Mas as publicações enganam ao dar a entender que o STJ decidiu que não houve crime no caso citado.

Entenda o caso 

Segundo o processo do STJ, o réu foi preso em flagrante em 2019 pelo delito de furto após tomar o celular de uma mulher utilizando força. Mas ele foi condenado pelo crime de roubo pelo Tribunal de Justiça de Alagoas em 2023.

O furto está previsto no artigo 155 do Código Penal e é descrito como “subtrair, para si ou para outrem, coisa alheia móvel”. Já o roubo está no artigo 157 e se diferencia do furto pelo emprego de “grave ameaça ou violência a pessoa”.

Procurada pelo AFP Checamos, a assessoria de imprensa do STJ explicou que a defesa e a acusação concordaram em enquadrar o crime como furto. Entretanto, o juiz de primeiro grau optou por tipificar o crime como roubo simples. “Ele entendeu que houve violência na ação pela intimidação que o agente impôs à vítima”, disse em nota.

A Defensoria Pública de Alagoas recorreu e o caso foi analisado pelo ministro Antonio Saldanha, do STJ, que, em abril de 2025, desclassificou o crime de roubo por furto por arrebatamento. O ministro justificou a decisão pelo entendimento de que o réu não exerceu “grave ameaça ou violência contra a vítima, tendo o ato violento sido direcionado exclusivamente às coisas”.

Precedente de 2020

Para justificar a decisão, o ministro Saldanha citou como precedente o Agravo em Recurso Especial (AREsp) nº 1604296, de 2020.

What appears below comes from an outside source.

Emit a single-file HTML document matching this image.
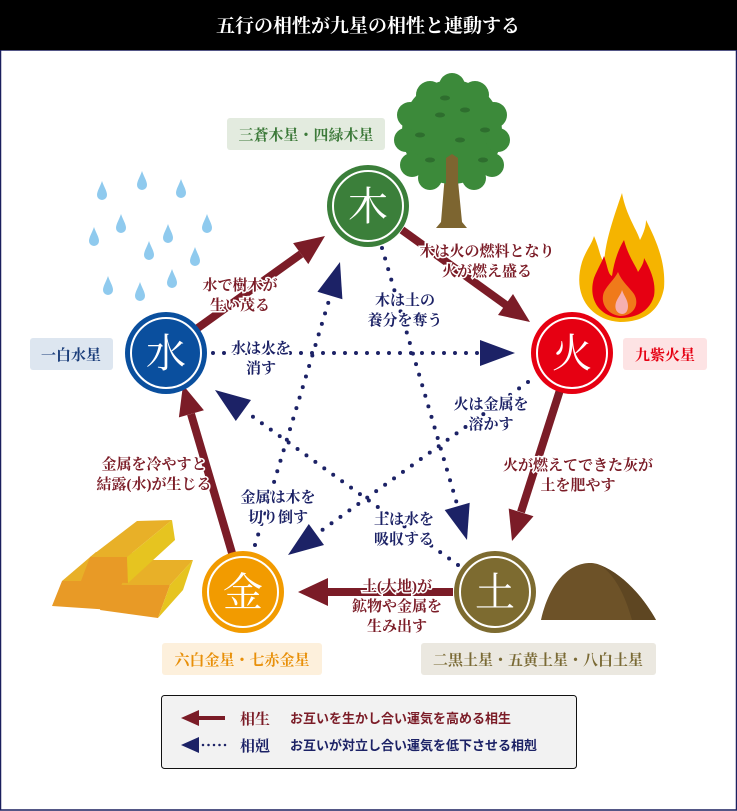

O recurso em questão foi movido pelo Ministério Público, que buscava enquadrar de furto para roubo um caso de arrebatamento de bolsa. A corte entendeu que não havia motivo para classificar o crime como roubo porque a violência foi dirigida exclusivamente ao objeto da vítima.

Ao votar, o relator do processo afirmou que, de acordo com a jurisprudência, “o crime de roubo se diferencia do furto pelo emprego de violência, física ou moral, dirigida contra o detentor da coisa, ou seja, contra pessoa”.

A assessoria do STJ apontou que há 6 acórdãos e 156 decisões monocráticas sobre furto por arrebatamento e que, conforme os precedentes, a corte entende que “o arrebatamento de objeto preso ao corpo da vítima, comprometendo sua integridade física, caracteriza o crime de roubo, não de furto. Porém, se a força é empregada sobre o bem, não sobre a pessoa, e esta não se machuca, a tipificação é de furto por arrebatamento”.